In computer architecture, multithreading is the ability of a central processing unit (CPU) (or a single core in a multi-core processor) to provide multiple threads of execution.

==Overview==
The multithreading paradigm has become more popular as efforts to further exploit instruction-level parallelism have stalled since the late 1990s. This allowed the concept of throughput computing to re-emerge from the more specialized field of transaction processing. Even though it is very difficult to further speed up a single thread or single program, most computer systems are actually multitasking among multiple threads or programs.

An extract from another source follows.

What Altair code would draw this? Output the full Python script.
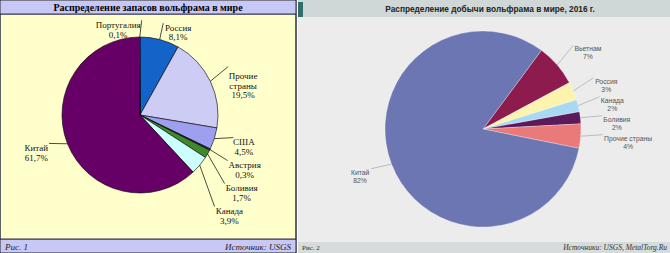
import math
import altair as alt
import pandas as pd

# ---------------- data ----------------
left_names = ["Россия", "Прочие страны", "США", "Австрия", "Боливия", "Канада", "Китай", "Португалия"]
left_labels = ["Россия", "Прочие\nстраны", "США", "Австрия", "Боливия", "Канада", "Китай", "Португалия"]
left_values = [8.1, 19.5, 4.5, 0.3, 1.7, 3.9, 61.7, 0.1]
left_colors = ["#1463c8", "#ccccf4", "#9f9ff0", "#203050", "#3f8a2a", "#ccffff", "#660066", "#ffffff"]

right_names = ["Вьетнам", "Россия", "Канада", "Боливия", "Прочие страны", "Китай"]
right_values = [7, 3, 2, 2, 4, 82]
right_colors = ["#8e1b4e", "#fbf3ae", "#a9d9f2", "#5c1a5c", "#ea7a7a", "#6b76b2"]

left_title = "Распределение запасов вольфрама в мире"
right_title = "Распределение добычи вольфрама в мире, 2016 г."


def fmt(v, dec):
    return (f"{v:.{dec}f}" if dec else f"{v:.0f}").replace(".", ",") + "%"


def layout(names, labels, values, dec, cx, cy, r, rx, ry, start, gap, lh, cw):
    total = sum(values)
    cum = 0.0
    rows = []
    for i, (n, lab, v) in enumerate(zip(names, labels, values)):
        mid = math.radians(start + 360.0 * (cum + v / 2) / total)
        cum += v
        s, c = math.sin(mid), math.cos(mid)
        text = lab + "\n" + fmt(v, dec)
        lines = text.split("\n")
        w = max(len(t) for t in lines) * cw
        h = len(lines) * lh
        side = 1 if s >= 0 else -1
        rows.append(dict(name=n, value=v, idx=i, text=text,
                         ax=cx + r * s, ay=cy - r * c,
                         px=cx + rx * s, py=cy - ry * c, w=w, h=h, side=side))
    for sd in (1, -1):
        grp = sorted([q for q in rows if q["side"] == sd], key=lambda q: q["py"])
        for a, b in zip(grp, grp[1:]):
            b["py"] = max(b["py"], a["py"] + (a["h"] + b["h"]) / 2 + gap)
    for q in rows:
        q["lx"] = q["px"] + q["side"] * q["w"] / 2
        q["ex"] = q["px"] - q["side"] * 2
        q["ey"] = q["py"] - q["h"] / 2 + lh / 2
    return pd.DataFrame(rows)


# pie geometry
LCX, LCY, LR = 140, 115, 78
RCX, RCY, RR = 483, 129, 98
RSTART = 36.6

ldf = layout(left_names, left_labels, left_values, 1, LCX, LCY, LR, 100, 90, 0, 4, 9.5, 4.3)
rdf = layout(right_names, right_names, right_values, 0, RCX, RCY, RR, 122, 122, RSTART, 3, 8, 3.6)

one = pd.DataFrame({"k": [0]})


def box(x, y, w, h, fill, stroke=None, sw=0):
    kw = dict(fill=fill)
    if stroke:
        kw.update(stroke=stroke, strokeWidth=sw)
    else:
        kw.update(strokeWidth=0)
    return alt.Chart(one).mark_rect(**kw).encode(
        x=alt.value(x), x2=alt.value(x + w), y=alt.value(y), y2=alt.value(y + h))


def label(txt, x, y, size, font, color="#000", align="left", weight="normal", style="normal"):
    return alt.Chart(pd.DataFrame({"t": [txt]})).mark_text(
        font=font, fontSize=size, color=color, align=align, baseline="middle",
        fontWeight=weight, fontStyle=style).encode(
        text="t:N", x=alt.value(x), y=alt.value(y))


SERIF = "Liberation Serif"
SANS = "Liberation Sans"

# ---------------- decorations ----------------
deco = [
    # left panel
    box(0, 0, 296, 253, "#ffffcc", "#2e2e4a", 1.5),
    box(0.75, 0.75, 294.5, 13, "#c8c8f6"),
    box(0, 13.5, 296, 1.2, "#2e2e4a"),
    box(0.75, 239.5, 294.5, 12.75, "#c8c8f6"),
    box(0, 238.5, 296, 1.2, "#2e2e4a"),
    # right panel
    box(298, 0, 372, 253, "#ececec"),
    box(298, 0, 372, 17, "#d0d7d7"),
    box(298, 2, 5, 15, "#2f6e6a"),
    box(298, 242, 372, 11, "#d6dbdb"),
]

texts = [
    label(left_title, 148, 7.5, 10, SERIF, weight="bold", align="center"),
    label("Рис. 1", 5, 246.5, 9, SERIF, color="#222", style="italic"),
    label("Источник: USGS", 291, 246.5, 9, SERIF, color="#222", align="right", style="italic"),
    label(right_title, 490, 9.5, 8.3, SANS, color="#222", weight="bold", align="center"),
    label("Рис. 2", 302, 248, 7, SERIF, color="#333"),
    label("Источники: USGS, MetalTorg.Ru", 667, 248, 7.5, SERIF, color="#333", align="right", style="italic"),
]

# ---------------- pies ----------------
lpie = alt.Chart(ldf).mark_arc(outerRadius=LR, stroke="#000", strokeWidth=0.6).encode(
    theta=alt.Theta("value:Q", stack=True, scale=alt.Scale(range=[0, 2 * math.pi])),
    order=alt.Order("idx:Q"),
    color=alt.Color("name:N", scale=alt.Scale(domain=left_names, range=left_colors), legend=None),
    x=alt.value(LCX), y=alt.value(LCY),
)

rs = math.radians(RSTART)
rpie = alt.Chart(rdf).mark_arc(outerRadius=RR, stroke="#ffffff", strokeWidth=0.3).encode(
    theta=alt.Theta("value:Q", stack=True, scale=alt.Scale(range=[rs, rs + 2 * math.pi])),
    order=alt.Order("idx:Q"),
    color=alt.Color("name:N", scale=alt.Scale(domain=right_names, range=right_colors), legend=None),
    x=alt.value(RCX), y=alt.value(RCY),
)

llines = alt.Chart(ldf).mark_rule(color="#000", strokeWidth=0.7).encode(
    x=alt.X("ax:Q", scale=None), y=alt.Y("ay:Q", scale=None),
    x2="ex:Q", y2="ey:Q")
ltext = alt.Chart(ldf).mark_text(font=SERIF, fontSize=9, lineHeight=9.5, lineBreak="\n",
                                 align="center", baseline="middle", color="#111").encode(
    x=alt.X("lx:Q", scale=None), y=alt.Y("py:Q", scale=None), text="text:N")

rlines = alt.Chart(rdf).mark_rule(color="#b0b0b0", strokeWidth=0.8).encode(
    x=alt.X("ax:Q", scale=None), y=alt.Y("ay:Q", scale=None),
    x2="ex:Q", y2="ey:Q")
rtext = alt.Chart(rdf).mark_text(font=SANS, fontSize=6.8, lineHeight=8, lineBreak="\n",
                                 align="center", baseline="middle", color="#555").encode(
    x=alt.X("lx:Q", scale=None), y=alt.Y("py:Q", scale=None), text="text:N")

chart = alt.layer(*deco, lpie, rpie, llines, rlines, ltext, rtext, *texts).resolve_scale(
    theta="independent", color="independent"
).properties(
    width=670, height=253, padding=0, autosize=alt.AutoSizeParams(type="none"),
    background="#ffffff"
).configure_view(stroke=None)

chart.save("out.html", embed_options={"renderer": "svg", "actions": False})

Thus, techniques that improve the throughput of all tasks result in overall performance gains.

Two major techniques for throughput computing are multithreading and multiprocessing.

=== Advantages ===
If a thread gets a lot of cache misses, the other threads can continue taking advantage of the unused computing resources, which may lead to faster overall execution, as these resources would have been idle if only a single thread were executed. Also, if a thread cannot use all the computing resources of the CPU (because instructions depend on each other's results), running another thread may prevent those resources from becoming idle.

===Disadvantages===
Multiple threads can interfere with each other when sharing hardware resources such as caches or translation lookaside buffers (TLBs). As a result, execution times of a single thread are not improved and can be degraded, even when only one thread is executing, due to lower frequencies or additional pipeline stages that are necessary to accommodate thread-switching hardware.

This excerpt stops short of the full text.